TOYOTA GAZOO Racingへの皆様の熱い応援をよろしくお願いいたします。

TS040 HYBRID #1号車
(アンソニー・デビッドソン、セバスチャン・ブエミ、中嶋一貴)
公式練習1回目:5番手(1分45秒371)32周
公式練習2回目:6番手(1分44秒288)42周

アンソニー・デビッドソン:
 安定したコンディションの下で、TS040 HYBRIDの最適バランスを見つけようと注力しました。車両バランス、特にリアについてはもう少し改善が必要です。我々は良い方向に向いていますが、レースに向けてもう少し煮詰める必要があります。

セバスチャン・ブエミ:
 今日は上手く行きました。信頼性の問題もなく安定していたので、多くの周回をこなし、豊富なデータを集めることが出来ました。いつもと同じようにこれからそれらを吟味し、TS040 HYBRIDの戦闘力を最大限引き出すことが目標です。

中嶋一貴:
 私がここで最後にレースを走ってからずいぶん経ちますが、このように良い天候に恵まれてこのバーレーンに戻れたのは嬉しいです。
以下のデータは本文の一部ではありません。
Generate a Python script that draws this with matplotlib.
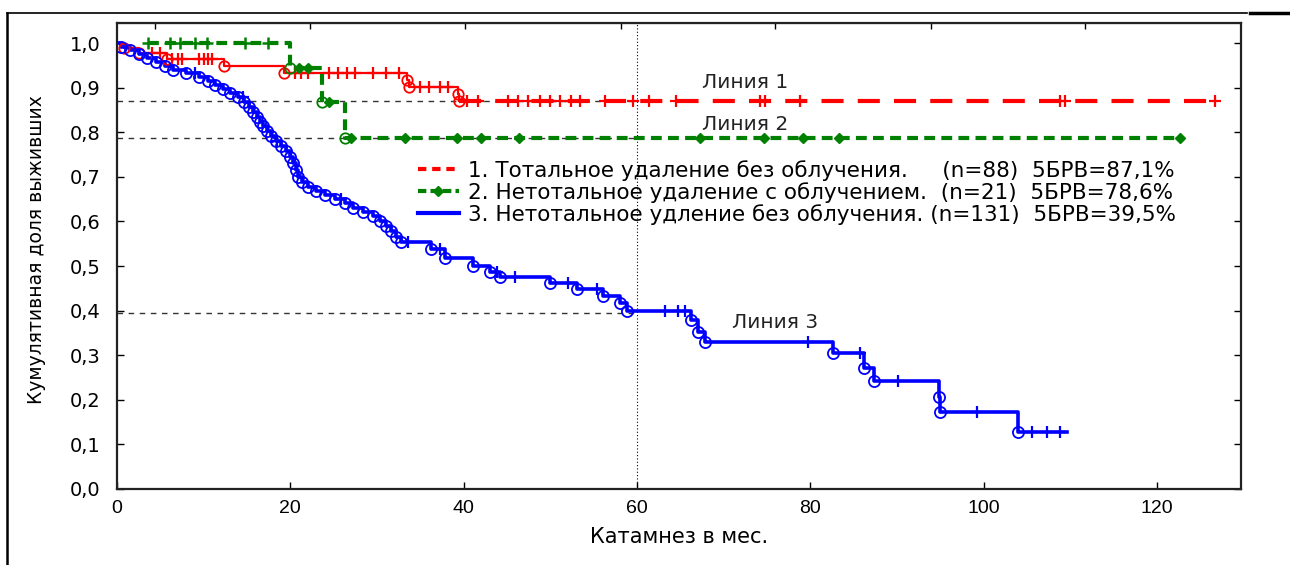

2回の練習走行のセッションの間にセットアップを変え、2回目の練習走行では改善が見られたので、まずまずの出来だったと思います。アレックスと少しばかり競い合えて楽しかったですが、この週末が彼の最後のレースとはいえ、まだまだ彼に学ぶべきところがあると思いました。

TS040 HYBRID #2号車
(アレックス・ブルツ、ステファン・サラザン、マイク・コンウェイ)
公式練習1回目:6番手(1分45秒485)28周
公式練習2回目:5番手(1分43秒931)47周

アレックス・ブルツ:
 練習走行の1回目から2回目にかけて大きく改善出来、今は期待したところまで来ていると思います。TS040 HYBRIDでのロングランを試せたのは良かったです。どれを取ってみても、非常に上手く最適化が出来、満足の行くセッションでした。また、一貴と共にセッションを走れたのが楽しかったですね。

ステファン・サラザン:
 セットアップにおいて幾つか試し、TS040 HYBRIDの仕上がりには満足しています。我々にとって非常に良い訓練になるので、まだまだプッシュし、集中して行きます。チーム一丸となり、全てをぶつけることで来シーズンへの良い足がかりになると思っています。

マイク・コンウェイ:
 今日は我々にとっては標準的な練習走行の日だったので、それほど記すべきところはないように思います。我々は色々なテストをし、セットアップでいくつかの手法を試してみました。コースの状況は最初のセッションからは少し良くなりましたが、それでもかなりタイヤには厳しいです。急激にタイヤのグリップが落ちるので、タイヤとコース上の混雑について上手くコントロールしていく必要があります。